Problem:
Below, find the line containing "Write a Python" and the line containing "0.501, 0.50, 0.50, 0.50, 0.50]"; reproduce exactly those two and every line between them, omitting pictures.

Plotting code records
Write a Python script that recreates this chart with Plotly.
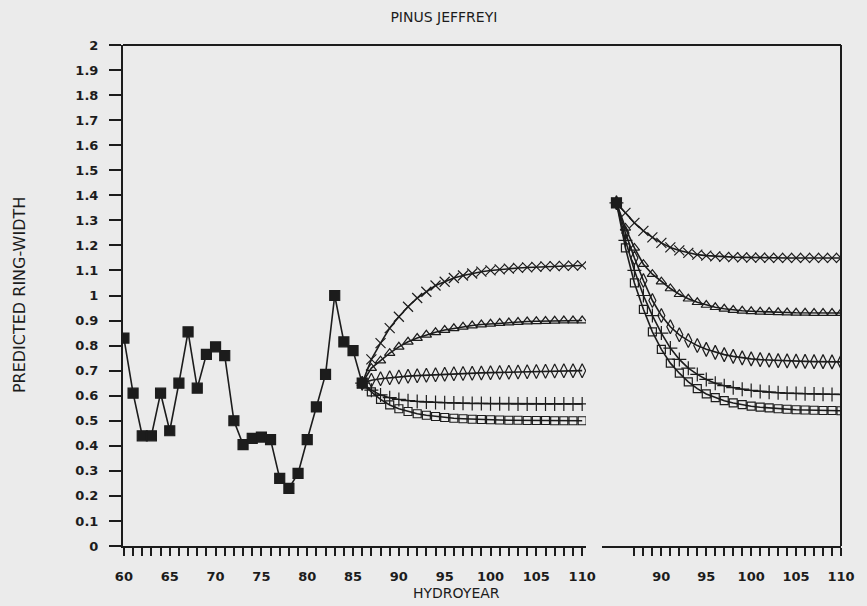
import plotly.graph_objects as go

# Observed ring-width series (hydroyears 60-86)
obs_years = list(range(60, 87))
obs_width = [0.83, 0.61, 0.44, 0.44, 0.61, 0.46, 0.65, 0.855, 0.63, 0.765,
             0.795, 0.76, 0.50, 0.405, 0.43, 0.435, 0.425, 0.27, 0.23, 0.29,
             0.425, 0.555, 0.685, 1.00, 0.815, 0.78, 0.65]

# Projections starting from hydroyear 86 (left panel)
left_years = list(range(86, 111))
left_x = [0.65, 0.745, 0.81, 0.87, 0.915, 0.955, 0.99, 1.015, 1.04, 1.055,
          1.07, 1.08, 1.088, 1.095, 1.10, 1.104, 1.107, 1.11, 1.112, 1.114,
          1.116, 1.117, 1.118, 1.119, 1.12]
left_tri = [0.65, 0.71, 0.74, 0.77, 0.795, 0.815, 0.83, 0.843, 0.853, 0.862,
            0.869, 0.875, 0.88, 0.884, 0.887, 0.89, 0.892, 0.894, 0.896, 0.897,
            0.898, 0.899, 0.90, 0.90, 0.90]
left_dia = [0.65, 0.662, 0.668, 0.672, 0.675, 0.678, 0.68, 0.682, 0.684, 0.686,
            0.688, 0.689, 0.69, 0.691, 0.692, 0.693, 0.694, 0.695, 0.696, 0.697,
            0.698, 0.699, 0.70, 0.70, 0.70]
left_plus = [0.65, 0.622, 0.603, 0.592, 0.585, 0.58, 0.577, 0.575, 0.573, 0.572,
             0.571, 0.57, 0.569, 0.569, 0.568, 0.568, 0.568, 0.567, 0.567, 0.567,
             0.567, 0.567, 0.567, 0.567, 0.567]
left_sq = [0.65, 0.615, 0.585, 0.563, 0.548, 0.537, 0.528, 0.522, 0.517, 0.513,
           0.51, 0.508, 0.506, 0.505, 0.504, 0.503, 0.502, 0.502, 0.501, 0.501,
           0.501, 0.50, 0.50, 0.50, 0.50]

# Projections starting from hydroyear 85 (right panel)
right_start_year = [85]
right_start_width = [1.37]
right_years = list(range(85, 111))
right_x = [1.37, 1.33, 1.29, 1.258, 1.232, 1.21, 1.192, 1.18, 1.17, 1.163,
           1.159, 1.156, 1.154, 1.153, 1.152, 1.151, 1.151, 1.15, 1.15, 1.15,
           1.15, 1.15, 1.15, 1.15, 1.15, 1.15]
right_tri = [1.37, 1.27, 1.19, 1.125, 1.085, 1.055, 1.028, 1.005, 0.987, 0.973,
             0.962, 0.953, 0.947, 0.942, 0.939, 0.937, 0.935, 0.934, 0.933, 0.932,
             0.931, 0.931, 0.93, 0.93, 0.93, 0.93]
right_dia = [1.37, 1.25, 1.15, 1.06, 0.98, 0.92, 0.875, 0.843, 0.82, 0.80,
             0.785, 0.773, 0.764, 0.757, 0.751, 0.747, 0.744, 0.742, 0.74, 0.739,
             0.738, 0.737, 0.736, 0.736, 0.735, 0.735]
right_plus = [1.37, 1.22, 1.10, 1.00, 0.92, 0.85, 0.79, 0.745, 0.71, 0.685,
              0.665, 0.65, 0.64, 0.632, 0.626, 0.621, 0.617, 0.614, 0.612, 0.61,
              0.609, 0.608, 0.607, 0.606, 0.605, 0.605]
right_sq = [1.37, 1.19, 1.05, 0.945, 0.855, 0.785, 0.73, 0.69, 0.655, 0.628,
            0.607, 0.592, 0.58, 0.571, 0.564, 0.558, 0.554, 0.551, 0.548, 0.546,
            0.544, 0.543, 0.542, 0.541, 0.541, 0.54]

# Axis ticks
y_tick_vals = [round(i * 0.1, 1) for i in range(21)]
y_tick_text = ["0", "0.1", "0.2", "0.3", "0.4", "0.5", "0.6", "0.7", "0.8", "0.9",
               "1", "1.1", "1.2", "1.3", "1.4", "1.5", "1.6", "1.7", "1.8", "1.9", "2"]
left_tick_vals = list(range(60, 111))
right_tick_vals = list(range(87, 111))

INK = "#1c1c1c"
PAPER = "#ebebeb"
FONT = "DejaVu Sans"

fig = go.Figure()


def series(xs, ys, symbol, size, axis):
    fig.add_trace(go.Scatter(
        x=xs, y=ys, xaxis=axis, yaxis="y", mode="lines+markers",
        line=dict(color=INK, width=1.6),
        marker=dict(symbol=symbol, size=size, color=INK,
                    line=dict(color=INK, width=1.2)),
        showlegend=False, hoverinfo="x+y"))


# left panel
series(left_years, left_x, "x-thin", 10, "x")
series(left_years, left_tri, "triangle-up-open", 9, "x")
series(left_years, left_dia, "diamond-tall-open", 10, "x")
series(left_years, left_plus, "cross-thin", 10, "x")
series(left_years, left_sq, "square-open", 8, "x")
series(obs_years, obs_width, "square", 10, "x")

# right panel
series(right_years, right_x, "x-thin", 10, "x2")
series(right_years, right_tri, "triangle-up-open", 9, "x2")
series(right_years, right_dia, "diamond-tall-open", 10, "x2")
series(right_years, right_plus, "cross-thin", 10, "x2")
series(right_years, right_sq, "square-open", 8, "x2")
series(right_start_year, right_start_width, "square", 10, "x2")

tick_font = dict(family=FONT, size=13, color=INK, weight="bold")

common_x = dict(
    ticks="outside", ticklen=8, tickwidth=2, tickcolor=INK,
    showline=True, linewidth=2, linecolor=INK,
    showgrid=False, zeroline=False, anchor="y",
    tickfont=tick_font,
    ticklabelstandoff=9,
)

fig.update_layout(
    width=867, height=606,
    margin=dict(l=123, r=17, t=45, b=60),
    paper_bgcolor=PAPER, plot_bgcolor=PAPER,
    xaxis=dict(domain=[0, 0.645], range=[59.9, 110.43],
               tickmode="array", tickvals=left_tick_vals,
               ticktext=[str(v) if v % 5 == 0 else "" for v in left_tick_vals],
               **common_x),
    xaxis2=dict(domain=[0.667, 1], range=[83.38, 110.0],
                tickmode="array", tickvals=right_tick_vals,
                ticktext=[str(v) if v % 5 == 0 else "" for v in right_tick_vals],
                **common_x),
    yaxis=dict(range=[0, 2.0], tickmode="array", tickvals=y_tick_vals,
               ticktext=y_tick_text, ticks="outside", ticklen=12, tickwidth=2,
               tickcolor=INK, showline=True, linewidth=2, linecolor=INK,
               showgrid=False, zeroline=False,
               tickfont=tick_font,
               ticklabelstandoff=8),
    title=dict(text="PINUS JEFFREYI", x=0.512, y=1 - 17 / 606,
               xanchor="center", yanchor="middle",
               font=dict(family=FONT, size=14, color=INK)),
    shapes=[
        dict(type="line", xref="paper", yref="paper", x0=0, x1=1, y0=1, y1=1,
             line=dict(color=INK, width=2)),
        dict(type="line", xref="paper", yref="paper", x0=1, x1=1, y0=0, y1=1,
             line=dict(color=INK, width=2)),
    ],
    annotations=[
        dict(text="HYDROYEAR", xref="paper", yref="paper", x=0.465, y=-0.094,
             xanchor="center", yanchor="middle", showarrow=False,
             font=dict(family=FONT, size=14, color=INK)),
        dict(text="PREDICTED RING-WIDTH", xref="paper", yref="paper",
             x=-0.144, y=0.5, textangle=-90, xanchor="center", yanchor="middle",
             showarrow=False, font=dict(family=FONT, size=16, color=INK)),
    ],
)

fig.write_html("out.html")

==

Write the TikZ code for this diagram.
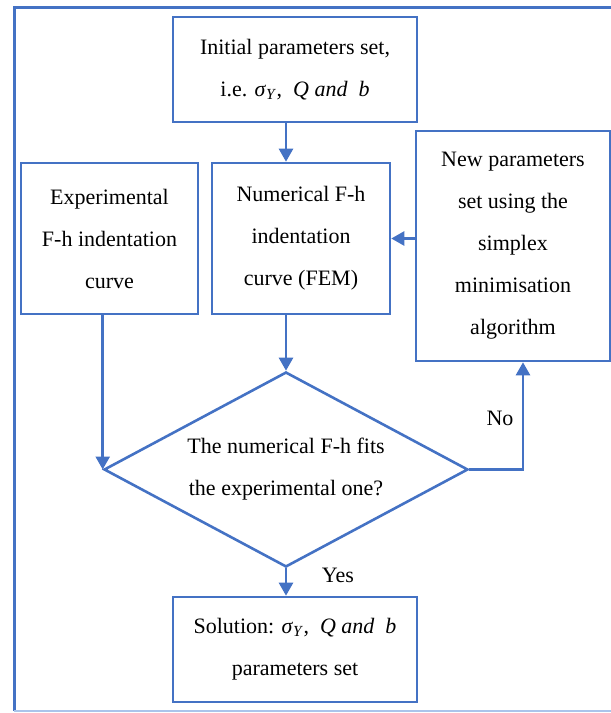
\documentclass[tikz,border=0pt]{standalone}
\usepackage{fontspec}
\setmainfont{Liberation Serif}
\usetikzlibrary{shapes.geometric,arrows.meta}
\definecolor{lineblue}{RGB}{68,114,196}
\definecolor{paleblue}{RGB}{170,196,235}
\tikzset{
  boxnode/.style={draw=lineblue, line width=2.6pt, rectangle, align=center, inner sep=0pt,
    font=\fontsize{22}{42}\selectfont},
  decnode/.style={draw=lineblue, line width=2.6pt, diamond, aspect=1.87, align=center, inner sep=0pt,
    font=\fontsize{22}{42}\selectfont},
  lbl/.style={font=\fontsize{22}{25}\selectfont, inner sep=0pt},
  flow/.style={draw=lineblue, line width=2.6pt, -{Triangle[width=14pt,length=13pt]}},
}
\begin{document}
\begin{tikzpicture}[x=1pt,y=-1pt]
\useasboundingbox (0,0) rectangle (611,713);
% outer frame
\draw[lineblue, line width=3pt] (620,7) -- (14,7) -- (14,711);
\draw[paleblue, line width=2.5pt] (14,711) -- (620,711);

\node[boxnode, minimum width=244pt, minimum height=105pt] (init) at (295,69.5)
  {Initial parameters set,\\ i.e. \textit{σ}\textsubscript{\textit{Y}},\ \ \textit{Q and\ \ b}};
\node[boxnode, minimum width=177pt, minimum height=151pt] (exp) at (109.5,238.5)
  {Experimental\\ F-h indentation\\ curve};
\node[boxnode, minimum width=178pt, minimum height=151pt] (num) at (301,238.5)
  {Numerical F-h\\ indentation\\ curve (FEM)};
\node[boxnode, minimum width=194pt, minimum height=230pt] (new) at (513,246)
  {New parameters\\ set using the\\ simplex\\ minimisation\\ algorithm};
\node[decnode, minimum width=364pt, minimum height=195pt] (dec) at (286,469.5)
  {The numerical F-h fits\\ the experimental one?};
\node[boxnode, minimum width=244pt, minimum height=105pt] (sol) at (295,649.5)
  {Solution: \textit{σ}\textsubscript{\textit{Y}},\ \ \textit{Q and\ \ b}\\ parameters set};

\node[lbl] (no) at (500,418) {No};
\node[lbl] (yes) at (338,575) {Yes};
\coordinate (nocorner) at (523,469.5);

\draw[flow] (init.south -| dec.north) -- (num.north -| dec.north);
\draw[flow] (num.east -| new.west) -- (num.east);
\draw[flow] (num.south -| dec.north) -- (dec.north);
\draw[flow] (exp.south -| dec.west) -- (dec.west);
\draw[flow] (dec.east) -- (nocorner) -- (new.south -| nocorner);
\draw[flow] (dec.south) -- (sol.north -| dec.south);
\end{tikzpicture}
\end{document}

--

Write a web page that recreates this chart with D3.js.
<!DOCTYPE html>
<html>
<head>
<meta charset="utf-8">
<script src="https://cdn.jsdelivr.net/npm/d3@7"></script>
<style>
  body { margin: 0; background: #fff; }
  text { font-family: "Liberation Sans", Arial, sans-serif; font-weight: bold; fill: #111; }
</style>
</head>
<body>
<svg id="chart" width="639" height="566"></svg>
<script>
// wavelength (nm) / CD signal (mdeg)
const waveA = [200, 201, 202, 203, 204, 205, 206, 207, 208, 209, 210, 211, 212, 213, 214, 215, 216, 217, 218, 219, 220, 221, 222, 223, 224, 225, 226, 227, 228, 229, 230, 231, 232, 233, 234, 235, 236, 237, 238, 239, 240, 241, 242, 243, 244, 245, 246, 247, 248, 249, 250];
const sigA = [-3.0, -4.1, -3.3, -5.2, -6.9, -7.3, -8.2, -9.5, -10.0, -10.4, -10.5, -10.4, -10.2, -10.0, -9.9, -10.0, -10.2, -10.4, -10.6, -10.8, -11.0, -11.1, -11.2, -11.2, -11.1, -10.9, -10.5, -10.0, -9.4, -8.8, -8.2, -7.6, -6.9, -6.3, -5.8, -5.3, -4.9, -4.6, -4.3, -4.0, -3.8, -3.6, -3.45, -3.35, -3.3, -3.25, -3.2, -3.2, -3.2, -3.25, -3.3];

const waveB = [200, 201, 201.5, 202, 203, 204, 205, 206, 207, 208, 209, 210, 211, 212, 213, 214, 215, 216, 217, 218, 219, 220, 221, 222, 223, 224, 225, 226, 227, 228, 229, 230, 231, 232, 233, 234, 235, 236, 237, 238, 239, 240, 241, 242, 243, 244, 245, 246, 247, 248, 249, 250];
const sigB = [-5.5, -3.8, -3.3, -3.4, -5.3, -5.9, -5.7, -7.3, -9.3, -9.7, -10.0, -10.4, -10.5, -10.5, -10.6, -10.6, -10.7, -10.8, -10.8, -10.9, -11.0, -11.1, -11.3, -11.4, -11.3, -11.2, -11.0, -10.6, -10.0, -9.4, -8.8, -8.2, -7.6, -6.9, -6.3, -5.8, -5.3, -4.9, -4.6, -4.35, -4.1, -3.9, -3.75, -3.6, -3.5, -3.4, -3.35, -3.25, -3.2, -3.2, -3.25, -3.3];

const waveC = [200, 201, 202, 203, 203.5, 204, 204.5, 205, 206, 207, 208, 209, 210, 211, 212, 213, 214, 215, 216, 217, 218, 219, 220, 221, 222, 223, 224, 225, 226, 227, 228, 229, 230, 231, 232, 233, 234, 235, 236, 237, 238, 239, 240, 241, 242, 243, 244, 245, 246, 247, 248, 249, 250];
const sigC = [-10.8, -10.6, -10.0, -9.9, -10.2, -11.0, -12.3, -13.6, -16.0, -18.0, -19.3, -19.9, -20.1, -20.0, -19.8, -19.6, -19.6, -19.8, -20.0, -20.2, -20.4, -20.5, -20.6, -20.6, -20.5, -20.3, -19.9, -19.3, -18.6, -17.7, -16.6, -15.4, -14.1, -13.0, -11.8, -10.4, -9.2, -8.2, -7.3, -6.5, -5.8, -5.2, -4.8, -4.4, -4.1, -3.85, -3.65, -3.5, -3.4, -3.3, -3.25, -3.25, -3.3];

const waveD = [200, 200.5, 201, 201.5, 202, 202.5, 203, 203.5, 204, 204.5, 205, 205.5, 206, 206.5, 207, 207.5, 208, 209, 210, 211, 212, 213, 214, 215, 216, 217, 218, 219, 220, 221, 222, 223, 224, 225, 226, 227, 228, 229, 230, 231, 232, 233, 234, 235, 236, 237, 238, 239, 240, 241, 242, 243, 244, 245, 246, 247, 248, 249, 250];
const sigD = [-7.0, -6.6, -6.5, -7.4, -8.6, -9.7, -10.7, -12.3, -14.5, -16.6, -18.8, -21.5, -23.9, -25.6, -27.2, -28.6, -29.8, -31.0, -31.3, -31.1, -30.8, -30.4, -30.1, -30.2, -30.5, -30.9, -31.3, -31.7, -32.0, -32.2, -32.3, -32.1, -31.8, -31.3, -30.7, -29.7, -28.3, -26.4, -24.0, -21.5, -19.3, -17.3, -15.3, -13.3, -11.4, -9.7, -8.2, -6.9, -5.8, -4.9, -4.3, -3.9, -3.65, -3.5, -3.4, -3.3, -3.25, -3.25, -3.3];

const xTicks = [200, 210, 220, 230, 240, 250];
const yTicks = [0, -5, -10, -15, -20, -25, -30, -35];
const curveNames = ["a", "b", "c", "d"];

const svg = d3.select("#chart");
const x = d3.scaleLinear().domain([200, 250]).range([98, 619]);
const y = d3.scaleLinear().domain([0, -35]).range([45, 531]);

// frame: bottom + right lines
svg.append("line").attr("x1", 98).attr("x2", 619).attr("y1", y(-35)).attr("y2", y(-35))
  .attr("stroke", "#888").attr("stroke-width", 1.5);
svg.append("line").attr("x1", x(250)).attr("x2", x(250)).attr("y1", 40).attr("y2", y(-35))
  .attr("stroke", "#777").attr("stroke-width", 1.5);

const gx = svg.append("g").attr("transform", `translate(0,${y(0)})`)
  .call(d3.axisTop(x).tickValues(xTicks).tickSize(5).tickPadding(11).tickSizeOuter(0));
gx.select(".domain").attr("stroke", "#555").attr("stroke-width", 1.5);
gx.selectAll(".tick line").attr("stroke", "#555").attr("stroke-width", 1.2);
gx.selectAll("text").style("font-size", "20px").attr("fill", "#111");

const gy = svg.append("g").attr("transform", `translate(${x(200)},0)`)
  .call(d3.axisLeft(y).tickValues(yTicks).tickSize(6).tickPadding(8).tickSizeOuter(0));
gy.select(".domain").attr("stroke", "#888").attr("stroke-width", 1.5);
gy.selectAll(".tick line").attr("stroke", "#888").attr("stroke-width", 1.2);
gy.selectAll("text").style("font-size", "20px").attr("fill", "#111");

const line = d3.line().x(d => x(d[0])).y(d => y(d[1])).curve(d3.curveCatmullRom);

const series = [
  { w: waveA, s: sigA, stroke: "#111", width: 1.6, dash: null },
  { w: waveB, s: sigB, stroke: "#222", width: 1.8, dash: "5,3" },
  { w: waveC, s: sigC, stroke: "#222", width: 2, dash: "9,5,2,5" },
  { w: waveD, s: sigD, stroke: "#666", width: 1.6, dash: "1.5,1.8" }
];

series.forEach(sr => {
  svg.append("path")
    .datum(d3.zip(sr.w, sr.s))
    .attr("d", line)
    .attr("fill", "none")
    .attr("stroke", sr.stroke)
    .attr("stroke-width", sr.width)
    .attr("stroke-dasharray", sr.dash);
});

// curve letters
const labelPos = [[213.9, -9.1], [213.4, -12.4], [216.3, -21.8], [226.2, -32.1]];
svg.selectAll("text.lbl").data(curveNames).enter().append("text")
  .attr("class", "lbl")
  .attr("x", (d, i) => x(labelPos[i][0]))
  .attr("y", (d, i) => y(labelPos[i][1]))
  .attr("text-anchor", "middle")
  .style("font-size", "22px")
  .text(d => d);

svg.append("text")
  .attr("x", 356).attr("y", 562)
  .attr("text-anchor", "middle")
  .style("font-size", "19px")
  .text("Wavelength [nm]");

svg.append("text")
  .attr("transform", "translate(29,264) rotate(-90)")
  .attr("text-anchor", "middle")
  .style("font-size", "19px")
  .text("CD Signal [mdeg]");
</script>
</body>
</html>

Reply:
Write a Python script that recreates this chart with Plotly.
import plotly.graph_objects as go

# Observed ring-width series (hydroyears 60-86)
obs_years = list(range(60, 87))
obs_width = [0.83, 0.61, 0.44, 0.44, 0.61, 0.46, 0.65, 0.855, 0.63, 0.765,
             0.795, 0.76, 0.50, 0.405, 0.43, 0.435, 0.425, 0.27, 0.23, 0.29,
             0.425, 0.555, 0.685, 1.00, 0.815, 0.78, 0.65]

# Projections starting from hydroyear 86 (left panel)
left_years = list(range(86, 111))
left_x = [0.65, 0.745, 0.81, 0.87, 0.915, 0.955, 0.99, 1.015, 1.04, 1.055,
          1.07, 1.08, 1.088, 1.095, 1.10, 1.104, 1.107, 1.11, 1.112, 1.114,
          1.116, 1.117, 1.118, 1.119, 1.12]
left_tri = [0.65, 0.71, 0.74, 0.77, 0.795, 0.815, 0.83, 0.843, 0.853, 0.862,
            0.869, 0.875, 0.88, 0.884, 0.887, 0.89, 0.892, 0.894, 0.896, 0.897,
            0.898, 0.899, 0.90, 0.90, 0.90]
left_dia = [0.65, 0.662, 0.668, 0.672, 0.675, 0.678, 0.68, 0.682, 0.684, 0.686,
            0.688, 0.689, 0.69, 0.691, 0.692, 0.693, 0.694, 0.695, 0.696, 0.697,
            0.698, 0.699, 0.70, 0.70, 0.70]
left_plus = [0.65, 0.622, 0.603, 0.592, 0.585, 0.58, 0.577, 0.575, 0.573, 0.572,
             0.571, 0.57, 0.569, 0.569, 0.568, 0.568, 0.568, 0.567, 0.567, 0.567,
             0.567, 0.567, 0.567, 0.567, 0.567]
left_sq = [0.65, 0.615, 0.585, 0.563, 0.548, 0.537, 0.528, 0.522, 0.517, 0.513,
           0.51, 0.508, 0.506, 0.505, 0.504, 0.503, 0.502, 0.502, 0.501, 0.501,
           0.501, 0.50, 0.50, 0.50, 0.50]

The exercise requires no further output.